The main opposition party may also be in for more shockers except it is able to rein in some of its chieftains who participated in the last presidential primary but lost the ticket. Our source said that PDP should be concerned that some of these former presidential aspirants have retired to the background and have been too cold towards the activities of PDP since the convention ended in Port Harcourt, Rivers State. Another source said that with the corruption allegations hanging around the presidential candidate of PDP, it is increasingly becoming difficult to market him to the electorate in the North where President Buhari is largely perceived as a man of integrity.
The source explained that in the South-West, there is the consideration that the Yoruba will be shooting themselves in the foot if they work against President Buhari who has their son, Prof. Yemi Osinbajo as vice and running mate. New Telegraph sought the confirmation of the report from a top member of APC who said that in politics, nothing is impossible.
The party chieftain, who spoke on the condition of anonymity because of the sensitivity of the matter, said it was PDP governors and party chieftains that were making overtures to the ruling party. “Overtures have been made. We are not the ones making the overtures. The PDP leaders are the ones making the overtures. The truth of the matter is that PDP is a divided house and there are many people there who do not like their presidential candidate; unlike in APC where there is no single governor or party leader that does not support the candidature of President Buhari.
READ ALSO: NTA Refuses To Broadcast Atiku’s Varsity Founder’s Day After Receiving Payment
“They may have their local problems, local politics, but there is no single person that does not support President Buhari. There is a unity of purpose and unanimity of determination to work for the candidate of our party. “But in their own case, they have a divided house, especially from the region where their vice presidential candidate comes from. They have made it very obvious by their body language. Imagine on the eve of a major election year, you pack yourselves and go to meet the president to say ‘thank you for what you have been doing for us.’ “This is because for them, their personal survival and second term mandate is more important than their party producing the next president.
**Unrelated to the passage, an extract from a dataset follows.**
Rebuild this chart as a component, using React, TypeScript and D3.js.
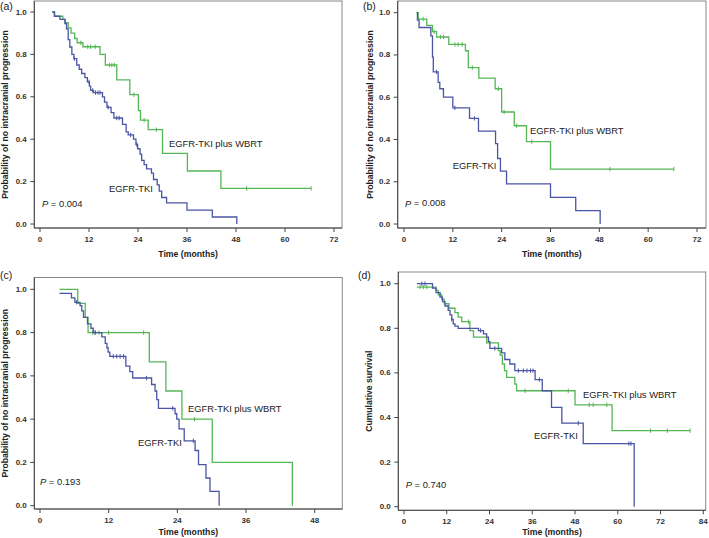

They are in total disarray and it is for us to capitalise on it. “As for the president, so many factors are just conspiring to work in his favour because we don’t need to work too hard in the South-West to get them to support the president’s reelection.
They know that if they miss the opportunity of supporting him and getting the Presidency in 2023, it will take them another 24 years before it comes to them again,” he said. However, National Publicity Secretary of PDP, Mr. Kola Ologbodiyan, has described the insinuations by APC that some opposition governors were working for Buhari as an exercise in self-delusion. “APC and President Buhari are in self-delusion. Even all Nigerians are sick and tired of President Buhari and APC. Not a single PDP governor is campaigning for Buhari. It is just a rumour and it will remain as that,” Ologbondiyan told New Telegraph. Meanwhile, the two major political parties, APC and PDP, have identified the Middle Belt as a possible decider for the presidential election and have launched clandestine moves to capture the votes of the region. As part of the broad strategies to swing the votes in their favour, both parties are said to have invested in many smaller political parties right at the point of the registration of these parties to ensure that they exercised control over them.
The major political parties also worked hard in pulling the right strings that produced their favoured candidates in these other parties. Although the forthcoming presidential contest is presumed a two-horse race and a straight fight between President Buhari and Atiku, there are at least 78 other presidential candidates flying the flags of other political parties. An insider in one of the political parties who has been following the developments confided in New Telegraph that a good number of the presidential candidates across the fringe parties were moles of either PDP or APC, planted to play the spoiler game.
“Why do you think there are so many political parties and many presidential candidates? It is not for nothing; many of them are moles of the two dominant parties. They are in the race not just because of the plural nature of our politics, but hold ground and lock down some votes for their sponsors.
“Many of them you find in the Middle Belt are strategically positioned to galvanise local sentiments that could whittle down the influence of the major political parties,” he said. Ahead of the crucial elections, general permutation has been that Buhari and Atiku would mobilise massive votes from the North-West and North- East respectively, but would need to fight over the North- Central, which has always been a fallow ground for politicians of northern extraction. New Telegraph gathered that with the rather poor handling of the herdsmen/ farmers clashes by the Federal Government, the APC had been apprehensive that the electorate in the Middle Belt region which extends beyond the North Central geo-political zone and consists of minority ethnic nationalities across the North had been sufficiently provoked to cast protest votes against the ruling party.
“They know that with what happened in Benue, Plateau, Taraba, Adamawa and Kaduna states, the APC was losing ground to the advantage of its main rival, the PDP, hence, using smaller political parties with local figures as candidates could effectively divide the available and prevent the main opposition party from sweeping the polls in the Middle Belt,” the source said.